Normally, I’m pretty comfortable with conflict. But on this occasion I was starting to experience something odd. Let’s just say that I was accutely aware of a shrinking in my nether regions. Good God, this harpy had special penis-hating powers! What I think I found most annoying was this woman’s tone. Husbands and boyfriends everywhere probably know, “that tone” very well. It’s the tone of voice, the tenor of mood, the inflection women use when they’re about to give us some serious shit about something.
And then it hit me. The cackler didn’t have the penis-hate power…It was Dr. Phil! I was suffering from Dr.Phil-laccid-dosis. Others may know this syndrome as Oprah-Shrinks-Dadinky, or as it was known in the seventies, PhilDonaghue-castritis. This is the manifestation of a shrinking of male genitalia in direct response to daytime talk-shows that focus primarily on hating men and our fun.

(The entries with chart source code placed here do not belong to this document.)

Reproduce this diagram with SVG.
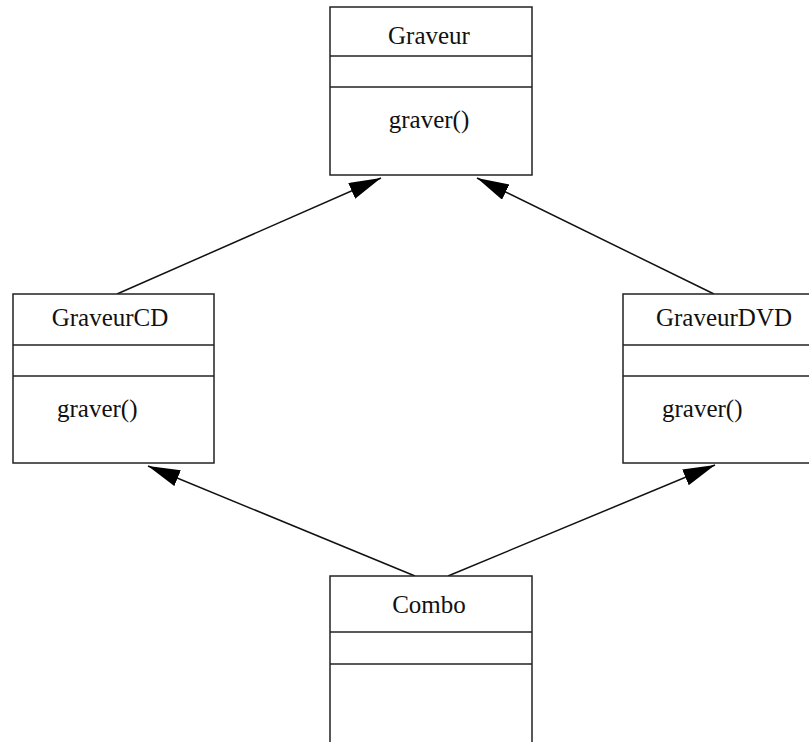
<svg xmlns="http://www.w3.org/2000/svg" width="809" height="742" viewBox="0 0 809 742">
<style>
.box{fill:#fff;stroke:#222;stroke-width:1.5}
.t{font-family:"Liberation Serif","Times New Roman",serif;font-size:25px;fill:#111}
.c{text-anchor:middle}
.edge{stroke:#111;stroke-width:1.5;fill:none}
</style>
<defs>
<marker id="ah" markerUnits="userSpaceOnUse" markerWidth="34" markerHeight="18" refX="32" refY="8.5" orient="auto">
<path d="M0,0 L32,8.5 L0,17 z" fill="#000"/>
</marker>
</defs>
<rect width="809" height="742" fill="#fff"/>
<g id="connectors">
<line class="edge" x1="117" y1="294" x2="381" y2="178" marker-end="url(#ah)"/>
<line class="edge" x1="714" y1="294" x2="477" y2="178" marker-end="url(#ah)"/>
<line class="edge" x1="415" y1="576" x2="148" y2="466" marker-end="url(#ah)"/>
<line class="edge" x1="448" y1="576" x2="715" y2="465" marker-end="url(#ah)"/>
</g>
<g id="Graveur">
<rect class="box" x="330" y="7" width="202" height="168"/>
<line class="box" x1="330" y1="56" x2="532" y2="56"/>
<line class="box" x1="330" y1="87" x2="532" y2="87"/>
<text class="t c" x="429" y="44">Graveur</text>
<text class="t c" x="429" y="128">graver()</text>
</g>
<g id="GraveurCD">
<rect class="box" x="13" y="294" width="201" height="169"/>
<line class="box" x1="13" y1="345" x2="214" y2="345"/>
<line class="box" x1="13" y1="376" x2="214" y2="376"/>
<text class="t c" x="110" y="326">GraveurCD</text>
<text class="t" x="57" y="417">graver()</text>
</g>
<g id="GraveurDVD">
<rect class="box" x="623" y="294" width="202" height="169"/>
<line class="box" x1="623" y1="345" x2="825" y2="345"/>
<line class="box" x1="623" y1="376" x2="825" y2="376"/>
<text class="t c" x="724" y="326">GraveurDVD</text>
<text class="t" x="662" y="417">graver()</text>
</g>
<g id="Combo">
<rect class="box" x="330" y="576" width="202" height="200"/>
<line class="box" x1="330" y1="632" x2="532" y2="632"/>
<line class="box" x1="330" y1="664" x2="532" y2="664"/>
<text class="t c" x="429" y="613">Combo</text>
</g>
</svg>
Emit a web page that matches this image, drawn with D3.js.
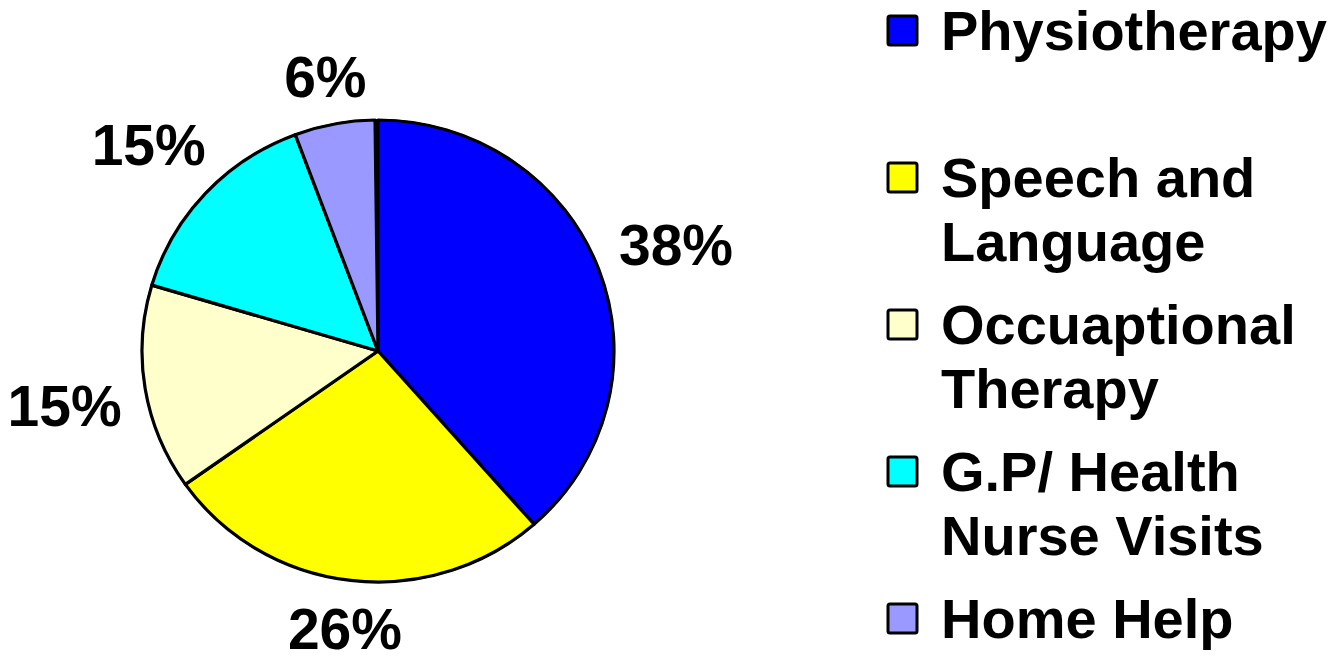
<!DOCTYPE html>
<html>
<head>
<meta charset="utf-8">
<script src="https://cdn.jsdelivr.net/npm/d3@7/dist/d3.min.js"></script>
<style>
  html, body { margin: 0; padding: 0; background: #fff; }
  svg { display: block; }
  text { font-family: "Liberation Sans", Arial, sans-serif; font-weight: bold; fill: #000; }
</style>
</head>
<body>
<svg id="chart" width="1333" height="661"></svg>
<script>
// ---- data ----
const categories = ["Physiotherapy", "Speech and Language", "Occuaptional Therapy", "G.P/ Health Nurse Visits", "Home Help"];
const legendLines = [["Physiotherapy"], ["Speech and", "Language"], ["Occuaptional", "Therapy"], ["G.P/ Health", "Nurse Visits"], ["Home Help"]];
const values = [38.5, 26.7, 14.4, 14.7, 5.5];
const valueLabels = ["38%", "26%", "15%", "15%", "6%"];
const colors = ["#0000FF", "#FFFF00", "#FFFFCC", "#00FFFF", "#9999FF"];

// ---- layout ----
const svg = d3.select("#chart");
const cx = 378, cy = 351, rx = 236, ry = 231;
const yScale = ry / rx;

const total = d3.sum(values);
const pie = d3.pie().sort(null).value(d => d)
  .startAngle(0).endAngle(2 * Math.PI * Math.min(total, 100) / 100);
const arcs = pie(values);
const arc = d3.arc().innerRadius(0).outerRadius(rx);

const g = svg.append("g").attr("transform", `translate(${cx},${cy}) scale(1,${yScale})`);
g.append("circle").attr("r", rx + 1).attr("fill", "#000");
g.selectAll("path.slice").data(arcs).join("path")
  .attr("class", "slice")
  .attr("d", arc)
  .attr("fill", (d, i) => colors[i])
  .attr("stroke", "#000")
  .attr("stroke-width", 3.2)
  .attr("stroke-linejoin", "round")
  .attr("vector-effect", "non-scaling-stroke");

// ---- value labels ----
const labelSize = 57, capH = labelSize * 0.716, gap = 22;
const lbl = svg.append("g").selectAll("text").data(arcs).join("text")
  .attr("font-size", labelSize)
  .attr("text-anchor", "middle")
  .text((d, i) => valueLabels[i]);
lbl.each(function(d) {
  const w = this.getComputedTextLength();
  const a = (d.startAngle + d.endAngle) / 2;
  const s = Math.sin(a), c = Math.cos(a);
  const dist = rx + gap + Math.abs(w / 2 * s) + Math.abs(capH / 2 * c);
  const x = cx + dist * s;
  const y = cy - dist * c * yScale;
  d3.select(this).attr("x", x).attr("y", y + capH / 2 + 4 * Math.abs(s));
});

// ---- legend ----
const legendSize = 56;
const legend = svg.append("g");
const itemY = d3.scaleLinear().domain([0, 1]).range([50, 197]);
const lineH = 64;
legendLines.forEach((lines, i) => {
  const base = itemY(i);
  legend.append("rect")
    .attr("x", 888).attr("y", base - 34)
    .attr("width", 29).attr("height", 29)
    .attr("rx", 2)
    .attr("fill", colors[i]).attr("stroke", "#000").attr("stroke-width", 3);
  lines.forEach((ln, j) => {
    legend.append("text")
      .attr("x", 941).attr("y", base + j * lineH)
      .attr("font-size", legendSize)
      .text(ln);
  });
});
</script>
</body>
</html>
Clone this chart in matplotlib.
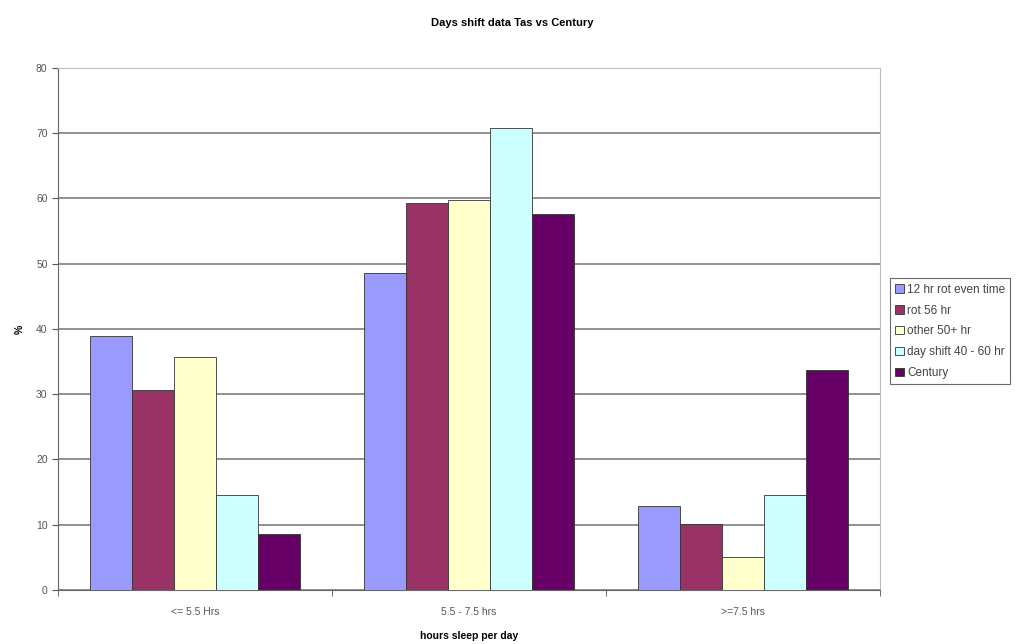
import numpy as np
import matplotlib
matplotlib.use("Agg")
import matplotlib.pyplot as plt

plt.rcParams['font.family'] = ['Liberation Sans', 'DejaVu Sans']

categories = ['<= 5.5 Hrs', '5.5 - 7.5 hrs', '>=7.5 hrs']
series_names = ['12 hr rot even time', 'rot 56 hr', 'other 50+ hr',
                'day shift 40 - 60 hr', 'Century']
rot_even = [38.9, 48.6, 12.8]
rot_56 = [30.7, 59.3, 10.1]
other_50 = [35.7, 59.7, 5.0]
day_shift = [14.6, 70.8, 14.6]
century = [8.6, 57.6, 33.7]
colors = ['#9999FF', '#993366', '#FFFFCC', '#CCFFFF', '#660066']

series = [rot_even, rot_56, other_50, day_shift, century]

fig = plt.figure(figsize=(10.25, 6.44), dpi=100)
ax = fig.add_axes([0.0566, 0.0839, 0.802, 0.8105])

n = len(series)
bw = 1.0 / (n + 1.5)
x = np.arange(len(categories))
for i, (vals, name, c) in enumerate(zip(series, series_names, colors)):
    offs = (i - (n - 1) / 2) * bw
    ax.bar(x + offs, vals, width=bw, color=c, edgecolor='#333333',
           linewidth=0.6, label=name, zorder=3)

ax.set_xlim(-0.5, len(categories) - 0.5)
ax.set_ylim(0, 80)
ax.set_yticks(range(0, 81, 10))
ax.set_xticks(x)
ax.set_xticklabels(categories)
ax.set_xticks(np.arange(-0.5, len(categories)), minor=True)
ax.tick_params(axis='x', which='major', length=0, pad=12, labelsize=7.5, labelcolor='#555555')
ax.tick_params(axis='x', which='minor', length=4, color='#555555')
ax.tick_params(axis='y', length=4, labelsize=7.5, labelcolor='#555555', color='#555555')
ax.yaxis.grid(True, color='#888888', linewidth=1.3, zorder=0)

ax.spines['top'].set_color('#bbbbbb')
ax.spines['right'].set_color('#bbbbbb')
ax.spines['left'].set_color('#666666')
ax.spines['bottom'].set_color('#666666')

fig.text(0.5, 0.965, 'Days shift data Tas vs Century', ha='center', va='center',
         fontsize=8, fontweight='bold')
ax.set_xlabel('hours sleep per day', fontsize=7.5, fontweight='bold', labelpad=10)
ax.set_ylabel('%', fontsize=7.5, fontweight='bold', labelpad=8)

leg = ax.legend(loc='upper left', bbox_to_anchor=(1.012, 0.597), fontsize=8.5,
                frameon=True, fancybox=False, edgecolor='#444444',
                handlelength=0.7, handleheight=0.7, handletextpad=0.3,
                labelspacing=0.75, borderpad=0.45, borderaxespad=0)
leg.get_frame().set_linewidth(0.8)
for t in leg.get_texts():
    t.set_color('#444444')

fig.savefig('out.png', dpi=100)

“You know that’s just not accurate.” I said. “Games don’t ruin relationships. Relationships that are already at risk are susceptible to bad things happening. Jesus Christ this pisses me off!” I said. “I bet if your husband was addicted to cooking shows or self-help books you’d rave about how wonderful he was instead of trying to humiliate him in public?” …And I felt a growing in my pants.
“You clearly have no insight as Dr. Phil says.”
“Of course I don’t! I think anyone that blames video games for any of the world’s woes is inherently a douche bag that doesn’t deserve the time of day. You know why some children perform poorly in school? Not because they play video games, but more likely because their parents won’t play video games with them.” And my pants started to tent slightly…
“What about that Grand Theft Auto? I’ve read that even those in the media call it a murder-sim.” She spat back at me.
“Look I’m not going to apologise for Rockstar Games. They make mediocre games with great stories. But you don’t care about that. You care about preventing people from having access to cultural materials that are no different than movies or art. No I don’t think a child should play Grand Theft Fucking Auto, nor do I think that a child should play Call of Duty 4. But I as an adult should be allowed to enjoy my form of entertainment the same way you might want to enjoy movies like; The Godfather, or Apocalypse Now.” Now I was needing to adjust slightly from the tension in my goolies. Across the room I could see my wife staring up at the ceiling and shaking her head.
“Just because you’re rude and you use bad language doesn’t make you right. Maybe if you played fewer video games, your gut wouldn’t stick out so much?” She sneered.
“And maybe if you gave your husband a blow job every now and then he’d put his DS down and pay attention to the other things you do with your mouth?” And at that, my wife Mandy stood up, gestured at the front door with her head and started walking out. She whispered a quiet thank-you to the hostess as she passed, and left.
“I guess we’re leaving.” I said. “Thanks for having us. Let’s do this again sometime.”
After a short period of silence Mandy turned to me in the car; “honey, you know I agree with most of what you said, but do you have to bring oral sex into everything?”
“Yes honey…it’s my way.”
I have the best wife in the world!
Image: Flikr













Bravo! Bravo!
well done. very well done.
Once again this feature was a treat to read
Dr. Philbart, indeed!
awesome article, as per usual.
So what you are saying is, you like your penis. A lot.
What did the shrew’s husband say?
Philbart, you are the best. By the way, I’m planning a dinner party this weekend (;
Epic.
One of the best articles on this site to date.
Hey thanks a lot guys. Really appreciate the feedback. :)
Cool Story Bro
Well said! I am proud of you.
I totally missed the picture of the dude with the gun on the first readthrough because I was so into the story.
Good read :D
Fantastic!
Well played, my good man, well played. I cackled mightily.